The only way to have security is to have a correct program. Rust helps a lot with that, ASLR not so much in my opinion ( when you are using Rust, for a C or C++ program it could be justified ).
I meant, that facilitates a vulnerability entry point, because what would have been stopped by ASLR is no longer halted. It is very easy to introduce mistakes in unsafe Rust
Stick to safe Rust then, that prevents the buffer overruns.
ASLR doesn't fix buffer overrun security issues, it only may make it harder to exploit the issue, like having a speed-bump to slow down burglars after they already ransacked your home
An exploit is still perfectly possible. If anything ASLR might give you a false sense of security.
In the real world, bad actors tend to exploit human mistakes ( phishing, impersonation, things like that ).
what's the point of doing that instead of just loading/creating a file a startup and then just writing data inside it normally?
also general advice do not ever blindly trust data loaded from disk to match the memory layout of your types. doing so will just inflict you pain when changing your code and make you vulnerable to attacks
Not everything can be done in safe Rust. The allocator you're about to make, even before the application itself, already uses unsafe, eg memmap is unsafe
I made it clear previously, that's what I refer to. You are disabling a layer of security for something that isn't really worth it, which could be done without disabling that security layer.

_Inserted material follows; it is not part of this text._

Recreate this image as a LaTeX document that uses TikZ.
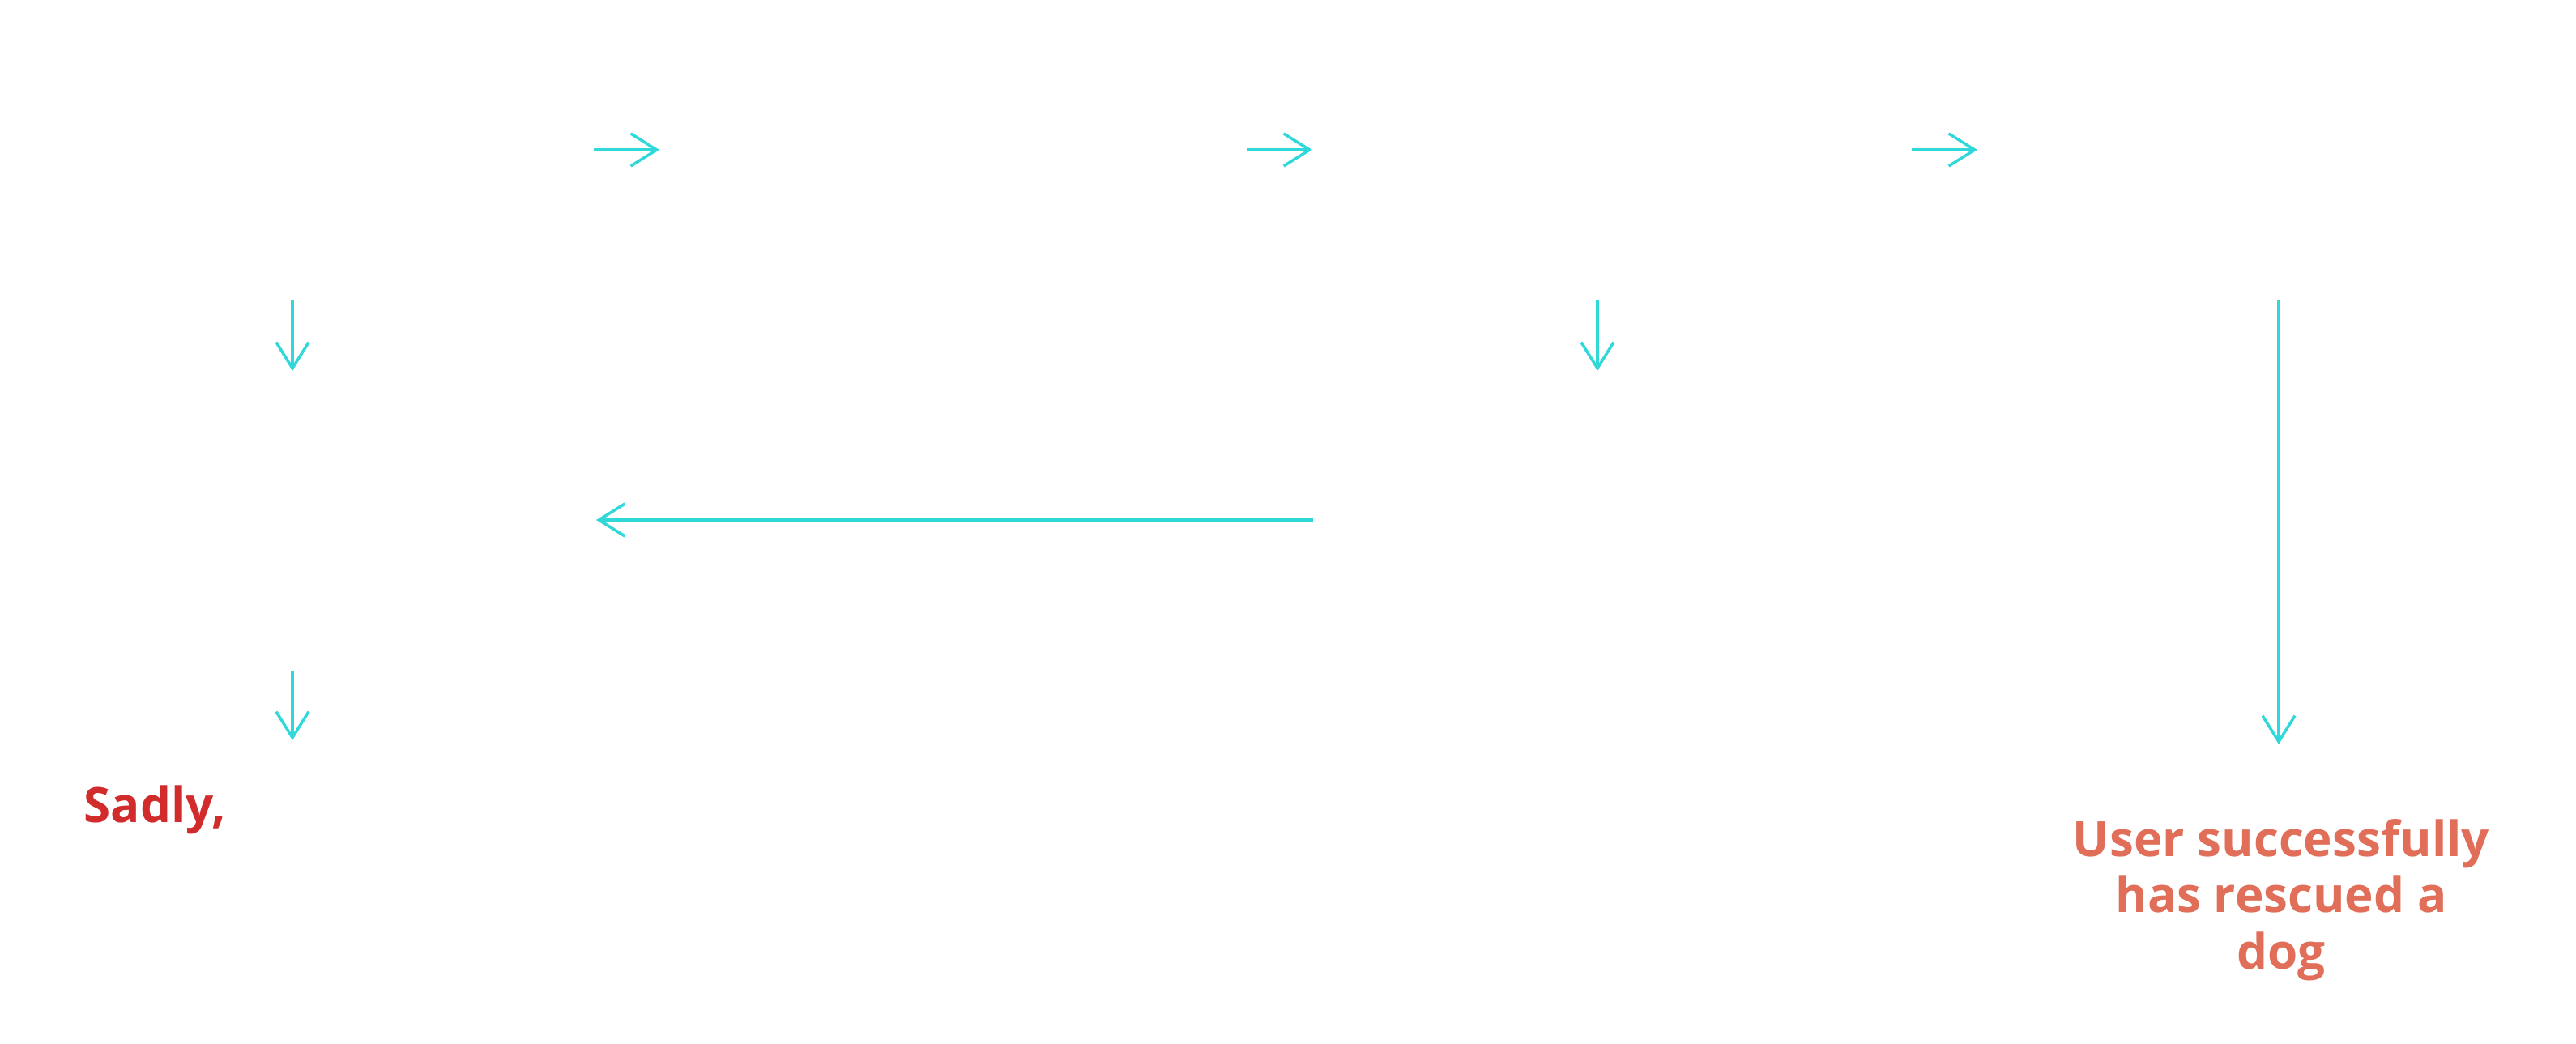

On one hand, you want security by using Rust, but on the other hand, you don't want security by disabling security layers, isn't that a contradiction?
ASLR stops attackers from reliably jumping to a specific function or shellcode in memory, which prevents the impact from being fatal and highly damaging if something unwanted happens
I am not about to make this allocator, I am just thinking about whether it is possible, and whether it could offer benefits, such as superior performance.